Fort ToulouseThis is a featured page

On this trip, students were engaged by period performers acting parts of nobility and laymen in Alabama and the southeast between 1700 and 1812. Students moved from station to station in small groups learning about different aspects of life for various people. At the Indian camps students learned about tribe life, rituals, bow and arrow hunting, blow guns, cooking, storing food, and trading with the French and British. They also learned how Indian societies formed and functioned daily.
In the French encampment area, students witnessed first hand as a teacher was taken captive by the French Army and attempted to be traded to the Indians. They saw how muskets were loaded and fired, how canons worked, how officers lived, what laymen might have held jobs as, and how troops survived daily. Students were able to walk up and ask questions of different participants and touch and feel clothing, felts, furs, and artifacts from that period.
In the 1812 section students saw how children might have looked and played at the turn of the century. Some student took a horse and cart ride while others pet Shetland ponies, pigs, rabbits, and sheep. A washer woman explained how clothes were handmade and darned while a seamstress showed us how wool was dyed and spun. A mere two feet in front of the students a man created fire from flint and steel then showed us how to melt metal for shot. A third man displayed tools used to create bullets with shot and gunpowder and then students held their ears as more men demonstrated rifles of the time.
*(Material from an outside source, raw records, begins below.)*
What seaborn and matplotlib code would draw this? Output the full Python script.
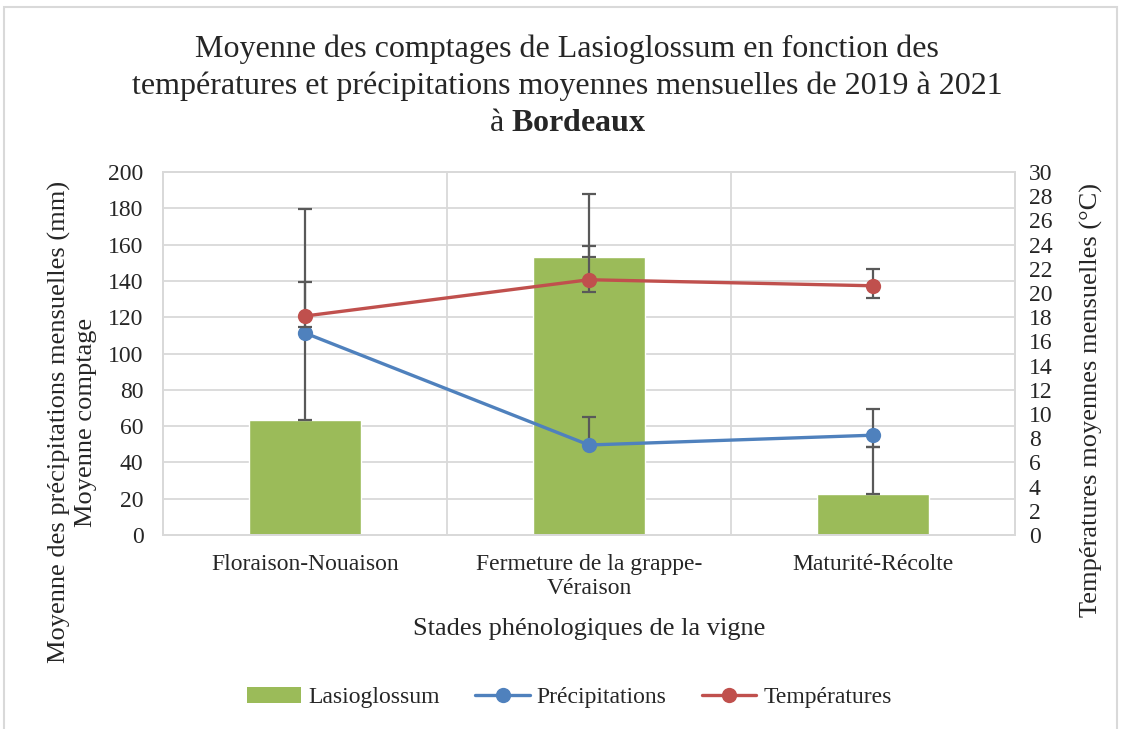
import numpy as np
import matplotlib
matplotlib.use("Agg")
import matplotlib.pyplot as plt
from matplotlib.lines import Line2D
from matplotlib.patches import Patch, Rectangle
import seaborn as sns

# Phenological stages and monthly averages (Bordeaux, 2019-2021)
stades = ["Floraison-Nouaison", "Fermeture de la grappe-\nVéraison", "Maturité-Récolte"]
lasioglossum = [63.5, 153.0, 22.5]
lasio_err_lo = [0.0, 0.0, 0.0]
lasio_err_hi = [116.0, 35.0, 26.0]
precipitations = [111.3, 49.6, 55.0]
precip_err_lo = [0.0, 0.0, 6.5]
precip_err_hi = [0.0, 15.6, 14.4]
temperatures = [18.1, 21.1, 20.6]
temp_err_lo = [0.9, 1.0, 1.0]
temp_err_hi = [2.8, 2.8, 1.4]

GREEN = "#9BBB59"
BLUE = "#4F81BD"
RED = "#C0504D"
ERR = "#595959"
GRID = "#D9D9D9"

sns.set_theme(style="white")
plt.rcParams["font.family"] = ["Liberation Serif", "DejaVu Serif"]
plt.rcParams["mathtext.fontset"] = "custom"
plt.rcParams["mathtext.rm"] = "Liberation Serif"
plt.rcParams["mathtext.bf"] = "Liberation Serif:bold"

fig = plt.figure(figsize=(11.21, 7.29), dpi=100)
ax = fig.add_axes([0.1454, 0.2661, 0.76, 0.4979])

pos = np.arange(len(stades))

sns.barplot(x=stades, y=lasioglossum, color=GREEN, saturation=1, width=0.395,
            ax=ax, zorder=2)
ax.errorbar(pos, lasioglossum, yerr=[lasio_err_lo, lasio_err_hi], fmt="none",
            ecolor=ERR, elinewidth=1.6, capsize=5, capthick=1.6, zorder=3)

ax.errorbar(pos, precipitations, yerr=[precip_err_lo, precip_err_hi], fmt="none",
            ecolor=ERR, elinewidth=1.6, capsize=5, capthick=1.6, zorder=4)
sns.lineplot(x=pos, y=precipitations, ax=ax, color=BLUE, marker="o",
             markersize=11, markeredgewidth=0, linewidth=2.4, zorder=5)

ax.set_xlim(-0.5, 2.5)
ax.set_ylim(0, 200)
ax.set_yticks(np.arange(0, 201, 20))
ax.set_xticks(pos)
ax.set_xticklabels(stades, fontsize=17, linespacing=1.15)
ax.tick_params(axis="y", labelsize=17, length=0, pad=14)
ax.tick_params(axis="x", length=0, pad=14)
ax.grid(False)
for v in np.arange(20, 201, 20):
    ax.axhline(v, color=GRID, linewidth=1.3, zorder=0)
for xb in [0.5, 1.5]:
    ax.axvline(xb, color=GRID, linewidth=1.3, zorder=0)
for s in ax.spines.values():
    s.set_color(GRID)
    s.set_linewidth(1.3)
ax.set_xlabel("Stades phénologiques de la vigne", fontsize=19, labelpad=14)
ax.set_ylabel("")

ax2 = ax.twinx()
ax2.errorbar(pos, temperatures, yerr=[temp_err_lo, temp_err_hi], fmt="none",
             ecolor=ERR, elinewidth=1.6, capsize=5, capthick=1.6, zorder=4)
sns.lineplot(x=pos, y=temperatures, ax=ax2, color=RED, marker="o",
             markersize=11, markeredgewidth=0, linewidth=2.4, zorder=5)
ax2.set_ylim(0, 30)
ax2.set_yticks(np.arange(0, 31, 2))
ax2.tick_params(axis="y", labelsize=17, length=0, pad=10)
ax2.grid(False)
for s in ax2.spines.values():
    s.set_color(GRID)
    s.set_linewidth(1.3)
ax2.set_ylabel("")
ax2.set_xlim(-0.5, 2.5)

# Axis titles, placed relative to the whole chart area
fig.text(0.053, 0.421, "Moyenne des précipitations mensuelles (mm)",
         rotation=90, ha="center", va="center", fontsize=19)
fig.text(0.077, 0.421, "Moyenne comptage",
         rotation=90, ha="center", va="center", fontsize=19)
fig.text(0.974, 0.451, "Températures moyennes mensuelles (°C)",
         rotation=90, ha="center", va="center", fontsize=19)

fig.text(0.506, 0.882,
         "Moyenne des comptages de Lasioglossum en fonction des\n"
         "températures et précipitations moyennes mensuelles de 2019 à 2021\n"
         r"à $\mathbf{Bordeaux}$",
         ha="center", va="center", fontsize=23, linespacing=1.35)

handles = [
    Patch(facecolor=GREEN, edgecolor="none"),
    Line2D([0], [0], color=BLUE, lw=2.4, marker="o", markersize=11, markeredgewidth=0),
    Line2D([0], [0], color=RED, lw=2.4, marker="o", markersize=11, markeredgewidth=0),
]
fig.legend(handles, ["Lasioglossum", "Précipitations", "Températures"],
           loc="center", bbox_to_anchor=(0.508, 0.043), ncol=3, frameon=False,
           fontsize=17, handlelength=2.3, columnspacing=1.5, handletextpad=0.3)

fig.add_artist(Rectangle((0.004, -0.05), 0.992, 1.04, transform=fig.transFigure,
                         fill=False, edgecolor=GRID, linewidth=1.5))

fig.savefig("out.png", dpi=100)
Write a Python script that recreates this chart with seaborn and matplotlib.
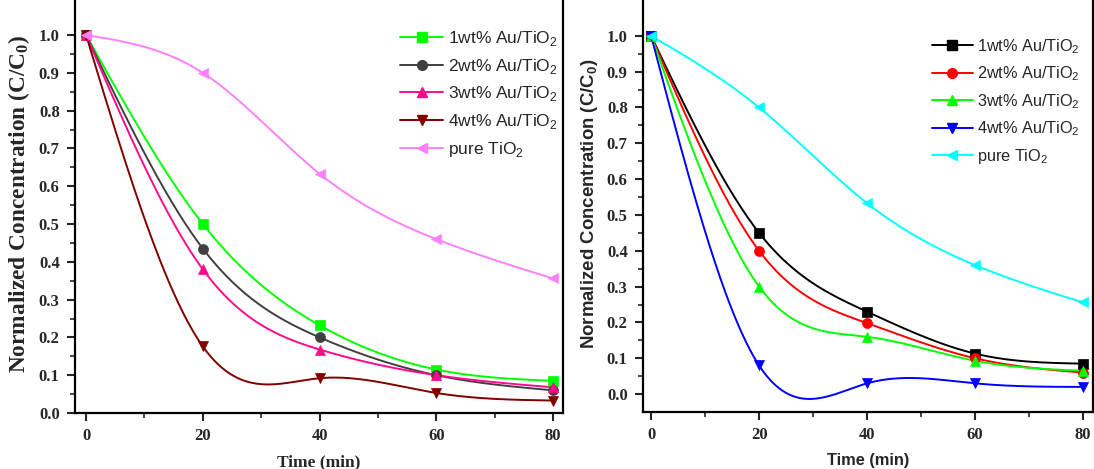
import numpy as np
import pandas as pd
import matplotlib
matplotlib.use("Agg")
import matplotlib.pyplot as plt
from matplotlib.lines import Line2D
import seaborn as sns

# ---------------- data ----------------
time = [0, 20, 40, 60, 80]
labels = ["1wt% Au/TiO$_\\mathregular{2}$", "2wt% Au/TiO$_\\mathregular{2}$",
          "3wt% Au/TiO$_\\mathregular{2}$", "4wt% Au/TiO$_\\mathregular{2}$",
          "pure TiO$_\\mathregular{2}$"]

left_1wt = [1.0, 0.50, 0.232, 0.115, 0.085]
left_2wt = [1.0, 0.435, 0.200, 0.100, 0.060]
left_3wt = [1.0, 0.380, 0.168, 0.100, 0.068]
left_4wt = [1.0, 0.176, 0.092, 0.053, 0.033]
left_pure = [1.0, 0.900, 0.633, 0.460, 0.356]

right_1wt = [1.0, 0.450, 0.230, 0.113, 0.085]
right_2wt = [1.0, 0.400, 0.198, 0.100, 0.060]
right_3wt = [1.0, 0.300, 0.160, 0.093, 0.065]
right_4wt = [1.0, 0.080, 0.030, 0.030, 0.020]
right_pure = [1.0, 0.800, 0.533, 0.360, 0.256]

yticks = [0.0, 0.1, 0.2, 0.3, 0.4, 0.5, 0.6, 0.7, 0.8, 0.9, 1.0]
xticks = [0, 20, 40, 60, 80]

left_colors = ["#00FF00", "#404040", "#FF0A8C", "#800000", "#FF80FF"]
right_colors = ["#000000", "#FF0000", "#00FF00", "#0000FF", "#00FFFF"]
markers = ["s", "o", "^", "v", "<"]


def natural_spline(x, y, n=300):
    x = np.asarray(x, float)
    y = np.asarray(y, float)
    k = len(x)
    h = np.diff(x)
    A = np.zeros((k, k))
    b = np.zeros(k)
    A[0, 0] = 1
    A[-1, -1] = 1
    for i in range(1, k - 1):
        A[i, i - 1] = h[i - 1]
        A[i, i] = 2 * (h[i - 1] + h[i])
        A[i, i + 1] = h[i]
        b[i] = 6 * ((y[i + 1] - y[i]) / h[i] - (y[i] - y[i - 1]) / h[i - 1])
    M = np.linalg.solve(A, b)
    xs = np.linspace(x[0], x[-1], n)
    idx = np.clip(np.searchsorted(x, xs) - 1, 0, k - 2)
    x0, x1 = x[idx], x[idx + 1]
    hh = x1 - x0
    t0 = x1 - xs
    t1 = xs - x0
    ys = (M[idx] * t0 ** 3 / (6 * hh) + M[idx + 1] * t1 ** 3 / (6 * hh)
          + (y[idx] / hh - M[idx] * hh / 6) * t0
          + (y[idx + 1] / hh - M[idx + 1] * hh / 6) * t1)
    return xs, ys


sns.set_theme(style="white")
plt.rcParams["mathtext.fontset"] = "custom"
plt.rcParams["mathtext.rm"] = "Liberation Sans"

fig = plt.figure(figsize=(10.94, 4.69), dpi=100)
# axes tops extend slightly above the canvas so the top frame is cut off
axL = fig.add_axes([75 / 1094, 56 / 469, (563 - 75) / 1094, (469 + 5 - 56) / 469])
axR = fig.add_axes([643 / 1094, 57 / 469, (1093 - 643) / 1094, (469 + 5 - 57) / 469])

panels = [
    (axL, [left_1wt, left_2wt, left_3wt, left_4wt, left_pure], left_colors,
     (-1.9, 81.7), (0.0, 1.106), "Liberation Serif", "Liberation Serif",
     (1.022, 0.956), 16.8, 12.5, 12.5),
    (axR, [right_1wt, right_2wt, right_3wt, right_4wt, right_pure], right_colors,
     (-1.5, 81.85), (-0.05, 1.114), "Liberation Serif", "Liberation Sans",
     (1.004, 0.934), 13.4, 11.8, 11.7),
]

for ax, series, colors, xl, yl, tickfont, labfont, legpos, ylfs, xlfs, legfs in panels:
    for vals, c, m in zip(series, colors, markers):
        xs, ys = natural_spline(time, vals)
        sns.lineplot(x=xs, y=ys, color=c, lw=1.4, ax=ax, legend=False,
                     estimator=None, sort=False)
        sns.scatterplot(x=time, y=vals, marker=m, color=c, s=52,
                        edgecolor=c, linewidth=0.5, ax=ax, legend=False, zorder=5)
    ax.set_xlim(*xl)
    ax.set_ylim(*yl)
    ax.set_xticks(xticks)
    ax.set_xticks([10, 30, 50, 70], minor=True)
    ax.set_yticks(yticks)
    ax.set_yticks(np.arange(0.05, 1.0, 0.1), minor=True)
    ax.set_yticklabels([f"{v:.1f}" for v in yticks])
    ax.set_xticklabels([str(v) for v in xticks])
    ax.tick_params(which="major", direction="out", length=6, width=1.5,
                   bottom=True, left=True, top=False, right=False,
                   labelsize=12, pad=5)
    ax.tick_params(which="minor", direction="out", length=3.5, width=1.2,
                   bottom=True, left=True)
    for lab in ax.get_xticklabels() + ax.get_yticklabels():
        lab.set_fontfamily(tickfont)
        lab.set_fontweight("bold")
    for s in ax.spines.values():
        s.set_visible(True)
        s.set_color("black")
        s.set_linewidth(1.6)
    ax.set_xlabel("Time (min)", fontfamily=labfont, fontweight="bold",
                  fontsize=xlfs, labelpad=7)
    ax.set_ylabel("Normalized Concentration (C/C$_\\mathregular{0}$)",
                  fontfamily=labfont, fontweight="bold", fontsize=ylfs, labelpad=5)
    handles = [Line2D([0], [0], color=c, marker=m, markersize=7, lw=1.4)
               for c, m in zip(colors, markers)]
    leg = ax.legend(handles, labels, loc="upper right", bbox_to_anchor=legpos,
                    frameon=False, handlelength=2.5, handletextpad=0.3,
                    labelspacing=0.5 * 12.5 / legfs if legfs < 12.5 else 0.5,
                    prop={"family": "Liberation Sans", "size": legfs})
    ax.grid(False)

fig.savefig("out.png", dpi=100)
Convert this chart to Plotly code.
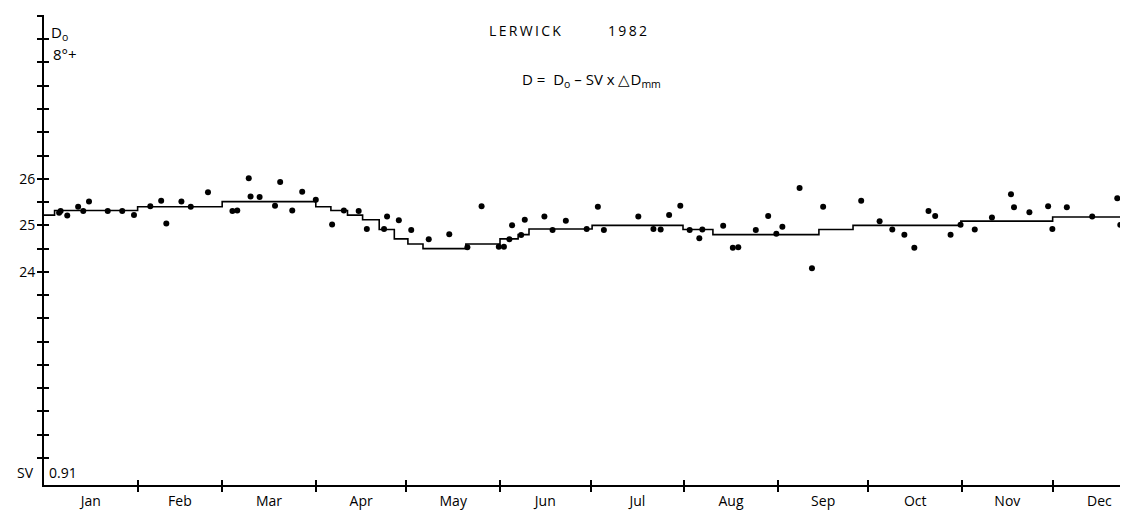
import numpy as np
import plotly.graph_objects as go

# ---------------- data ----------------
months = ["Jan", "Feb", "Mar", "Apr", "May", "Jun",
          "Jul", "Aug", "Sep", "Oct", "Nov", "Dec"]
month_days = [31, 28, 31, 30, 31, 30, 31, 31, 30, 31, 30, 31]

# baseline step line (day of year where each level starts, level in minutes above 8°)
step_start = [0, 3.5, 31, 59, 90, 95, 100.5, 105.5, 111, 116, 120.5, 125.5,
              139.7, 151, 157, 160.6, 181.5, 211.6, 221.5, 256.6, 267.9,
              303.6, 334]
step_level = [25.22, 25.32, 25.40, 25.51, 25.40, 25.32, 25.22, 25.12, 24.91,
              24.71, 24.60, 24.50, 24.60, 24.71, 24.80, 24.92, 25.00, 24.91,
              24.80, 24.91, 25.00, 25.09, 25.18]

# observed values (day of year, D0 minutes)
dot_day = [5.0, 5.5, 7.7, 11.3, 13.0, 14.9, 21.1, 25.9, 29.8, 35.2, 38.8, 40.5,
           45.5, 48.6, 54.3, 62.4, 64.0, 67.8, 68.4, 71.4, 76.5, 78.2, 82.2,
           85.5, 90.0, 95.4, 99.3, 104.2, 106.9, 112.6, 113.6, 117.5, 121.6,
           127.4, 134.2, 140.2, 144.9, 150.6, 152.3, 154.1, 155.0, 158.0,
           159.2, 165.7, 168.4, 172.8, 179.7, 183.4, 185.4, 196.8, 201.8,
           204.2, 207.0, 210.7, 213.8, 217.0, 218.0, 224.9, 228.1, 229.9,
           235.7, 239.8, 242.5, 244.5, 250.2, 254.3, 258.0, 270.6, 276.7,
           280.9, 284.9, 288.2, 292.9, 295.1, 300.2, 303.5, 308.2, 313.9,
           320.2, 321.2, 326.3, 332.5, 333.9, 338.7, 347.1, 355.4, 356.4]
dot_value = [25.27, 25.31, 25.21, 25.40, 25.31, 25.51, 25.31, 25.31, 25.22,
             25.41, 25.53, 25.04, 25.51, 25.40, 25.71, 25.31, 25.32, 26.01,
             25.62, 25.61, 25.42, 25.93, 25.32, 25.72, 25.55, 25.02, 25.32,
             25.31, 24.92, 24.92, 25.19, 25.11, 24.90, 24.70, 24.81, 24.53,
             25.41, 24.54, 24.54, 24.70, 25.00, 24.79, 25.12, 25.19, 24.90,
             25.10, 24.92, 25.40, 24.90, 25.19, 24.92, 24.91, 25.22, 25.42,
             24.90, 24.72, 24.91, 24.99, 24.52, 24.53, 24.90, 25.20, 24.82,
             24.97, 25.80, 24.08, 25.40, 25.53, 25.09, 24.91, 24.80, 24.52,
             25.31, 25.20, 24.80, 25.01, 24.91, 25.17, 25.67, 25.39, 25.28,
             25.41, 24.92, 25.39, 25.19, 25.58, 25.01]

y_tick_values = [20 + 0.5 * i for i in range(20)]   # 20 .. 29.5
y_label_values = [24, 25, 26]
y_label_text = ["24", "25", "26"]

X_RANGE = [0, 361.6]
Y_RANGE = [19.42, 29.52]

# ---------------- derived ----------------
cum = np.cumsum(month_days)
boundaries = [float(v) for v in cum[:-1]]
centers = [float(c - d / 2) for c, d in zip(cum, month_days)]

step_x = step_start + [X_RANGE[1]]
step_y = step_level + [step_level[-1]]

FONT = "Open Sans"
INK = "#000000"

fig = go.Figure()
fig.add_trace(go.Scatter(x=step_x, y=step_y, mode="lines",
                         line=dict(color=INK, width=1.6, shape="hv"),
                         showlegend=False, hoverinfo="skip"))
fig.add_trace(go.Scatter(x=dot_day, y=dot_value, mode="markers",
                         marker=dict(color=INK, size=6),
                         showlegend=False))
# empty traces so overlay axes (crossing ticks / labels) get drawn
for xa, ya in [("x2", "y"), ("x3", "y"), ("x", "y2"), ("x", "y3")]:
    fig.add_trace(go.Scatter(x=[None], y=[None], xaxis=xa, yaxis=ya,
                             showlegend=False, hoverinfo="skip"))

common = dict(showgrid=False, zeroline=False)
tick = dict(ticklen=5, tickwidth=1.5, tickcolor=INK)
fig.update_layout(
    width=1128, height=513,
    margin=dict(l=36, r=0, t=7, b=36),
    paper_bgcolor="white", plot_bgcolor="white",
    font=dict(family=FONT, color=INK, size=14),
    xaxis=dict(range=X_RANGE, tickvals=boundaries, ticks="outside",
               showticklabels=False, showline=True, linecolor=INK,
               linewidth=1.6, **tick, **common),
    xaxis2=dict(range=X_RANGE, overlaying="x", anchor="y", side="bottom",
                tickvals=boundaries, ticks="inside", showticklabels=False,
                showline=False, **tick, **common),
    xaxis3=dict(range=X_RANGE, overlaying="x", anchor="y", side="bottom",
                tickvals=centers, ticktext=months, ticks="", showline=False,
                ticklabelstandoff=6, tickfont=dict(size=14, family=FONT),
                **common),
    yaxis=dict(range=Y_RANGE, tickvals=y_tick_values, ticks="outside",
               showticklabels=False, showline=True, linecolor=INK,
               linewidth=1.6, **tick, **common),
    yaxis2=dict(range=Y_RANGE, overlaying="y", anchor="x", side="left",
                tickvals=y_tick_values, ticks="inside", showticklabels=False,
                showline=False, **tick, **common),
    yaxis3=dict(range=Y_RANGE, overlaying="y", anchor="x", side="left",
                tickvals=y_label_values, ticktext=y_label_text, ticks="outside",
                ticklen=5, tickwidth=1.5, tickcolor=INK, showline=False,
                ticklabelstandoff=0, tickfont=dict(size=14, family=FONT),
                **common),
)

def px_to_paper(px, py):
    return (px - 36) / 1092.0, (477 - py) / 469.0

annos = [
    ("L\u2009E\u2009R\u2009W\u2009I\u2009C\u2009K", 516.5, 23, "center", 14),
    ("1\u20099\u20098\u20092", 619.5, 23, "center", 14),
    ("D&nbsp;=&nbsp;&nbsp;D<sub>o</sub> \u2013 SV x \u25b3D<sub>mm</sub>", 583, 73, "center", 15),
    ("D<sub>o</sub>", 41, 26, "left", 15),
    ("8\u00b0+", 43, 47, "left", 15),
    ("SV", 28, 465, "right", 14),
    ("0.91", 39, 465, "left", 14),
]
for text, px, py, align, size in annos:
    xp, yp = px_to_paper(px, py)
    fig.add_annotation(text=text, x=xp, y=yp, xref="paper", yref="paper",
                       xanchor=align, yanchor="middle", showarrow=False,
                       font=dict(family=FONT, size=size, color=INK))

fig.write_html("out.html")
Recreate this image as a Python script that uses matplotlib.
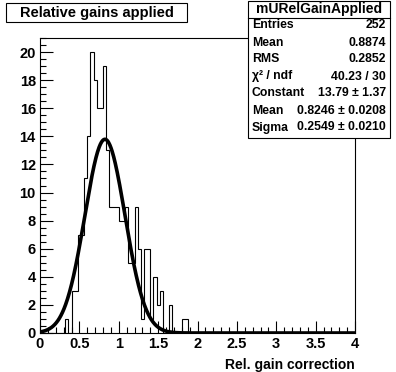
import matplotlib
matplotlib.use("Agg")
import matplotlib.pyplot as plt
import numpy as np
from matplotlib.patches import Rectangle
from matplotlib.ticker import MultipleLocator

plt.rcParams['font.family'] = ['Liberation Sans', 'DejaVu Sans']
plt.rcParams['font.weight'] = 'bold'

# histogram: 100 bins over [0, 4], counts
edges = np.linspace(0, 4, 101)
counts = np.zeros(100)
filled = {8: 1, 10: 3, 11: 3, 12: 7, 13: 7, 14: 11, 15: 14, 16: 20, 17: 18,
          18: 16, 19: 16, 20: 19, 21: 13, 22: 9, 23: 9, 24: 9, 25: 8, 26: 8,
          27: 9, 28: 5, 29: 5, 30: 9, 31: 6, 32: 1, 33: 6, 34: 6, 35: 1, 36: 4,
          37: 2, 38: 3, 41: 2, 45: 1, 46: 1}
for k, v in filled.items():
    counts[k] = v

# gaussian fit parameters (from the stats box)
fit_const = 13.79
fit_mean = 0.8246
fit_sigma = 0.2549

stat_labels = ["Entries", "Mean", "RMS", "χ² / ndf", "Constant", "Mean", "Sigma"]
stat_values = ["252", "0.8874", "0.2852", "40.23 / 30", "13.79 ± 1.37",
               "0.8246 ± 0.0208", "0.2549 ± 0.0210"]

W, H = 396, 372
fig = plt.figure(figsize=(W / 100, H / 100), dpi=100)

def fx(px):
    return px / W

def fy(py):
    return 1 - py / H

# main frame in pixels: left 40, right 355, top 38, bottom 333
ax = fig.add_axes([fx(40), fy(333), (355 - 40) / W, (333 - 38) / H])
ax.stairs(counts, edges, color='black', lw=0.8)
xs = np.linspace(0, 4, 800)
ax.plot(xs, fit_const * np.exp(-0.5 * ((xs - fit_mean) / fit_sigma) ** 2),
        color='black', lw=2.6)
ax.set_xlim(0, 4)
ax.set_ylim(0, 21)
ax.xaxis.set_minor_locator(MultipleLocator(0.1))
ax.yaxis.set_major_locator(MultipleLocator(2))
ax.yaxis.set_minor_locator(MultipleLocator(0.5))
ax.set_xticks([0, 0.5, 1, 1.5, 2, 2.5, 3, 3.5, 4])
ax.set_xticklabels(["0", "0.5", "1", "1.5", "2", "2.5", "3", "3.5", "4"])
ax.tick_params(which='major', direction='in', length=9, width=0.8,
               labelsize=10.5, pad=3, top=False, right=False)
ax.tick_params(which='minor', direction='in', length=4.5, width=0.8,
               top=False, right=False)
for s in ax.spines.values():
    s.set_linewidth(0.8)
ax.set_xlabel("Rel. gain correction", fontsize=10, fontweight='bold')
ax.xaxis.set_label_coords(1.0, -0.085)
ax.xaxis.label.set_horizontalalignment('right')

# title box
fig.patches.append(Rectangle((fx(6), fy(22)), (187 - 6) / W, (22 - 3) / H,
                             transform=fig.transFigure, fill=True,
                             facecolor='white', edgecolor='black', lw=0.8))
fig.text(fx(96.5), fy(12.5), "Relative gains applied", ha='center', va='center',
         fontsize=10.5, fontweight='bold')

# stats box
bx0, bx1, by0, by1 = 248, 390, 1, 138
fig.patches.append(Rectangle((fx(bx0), fy(by1)), (bx1 - bx0) / W, (by1 - by0) / H,
                             transform=fig.transFigure, facecolor='white',
                             edgecolor='black', lw=0.8, zorder=5))
fig.add_artist(plt.Line2D([fx(bx0), fx(bx1)], [fy(18), fy(18)], color='black',
                          lw=0.8, transform=fig.transFigure, zorder=6))
fig.text(fx((bx0 + bx1) / 2), fy(9.5), "mURelGainApplied", ha='center', va='center',
         fontsize=10, fontweight='bold', zorder=7)
row_y = [25, 42.5, 59.5, 76.5, 93.5, 110.5, 127.5]
for lab, val, ry in zip(stat_labels, stat_values, row_y):
    fig.text(fx(bx0 + 4), fy(ry), lab, ha='left', va='center', fontsize=8.8,
             fontweight='bold', zorder=7)
    fig.text(fx(bx1 - 4), fy(ry), val, ha='right', va='center', fontsize=8.8,
             fontweight='bold', zorder=7)

fig.savefig("out.png", dpi=100)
A doctor then used his tools and a dummy to show how amputations would have been done at that time if someone were hit with a bullet.
Finally, musicians and actors strolled through the park and students asked questions and listened to them intently. They witnessed a bagpipe player, glass players, and a lute player. Over on Trader’s Row students could make purchases of real or replica artifacts and items from this time. Groups enjoyed home brewed root beer, rock candy, and Indian stew and they stood alongside the performance stage and interacted with puppet masters, magicians, and sword sallower. Finally, students concluded their day by viewing artifacts actually excavated from the fort that were over 300 years old.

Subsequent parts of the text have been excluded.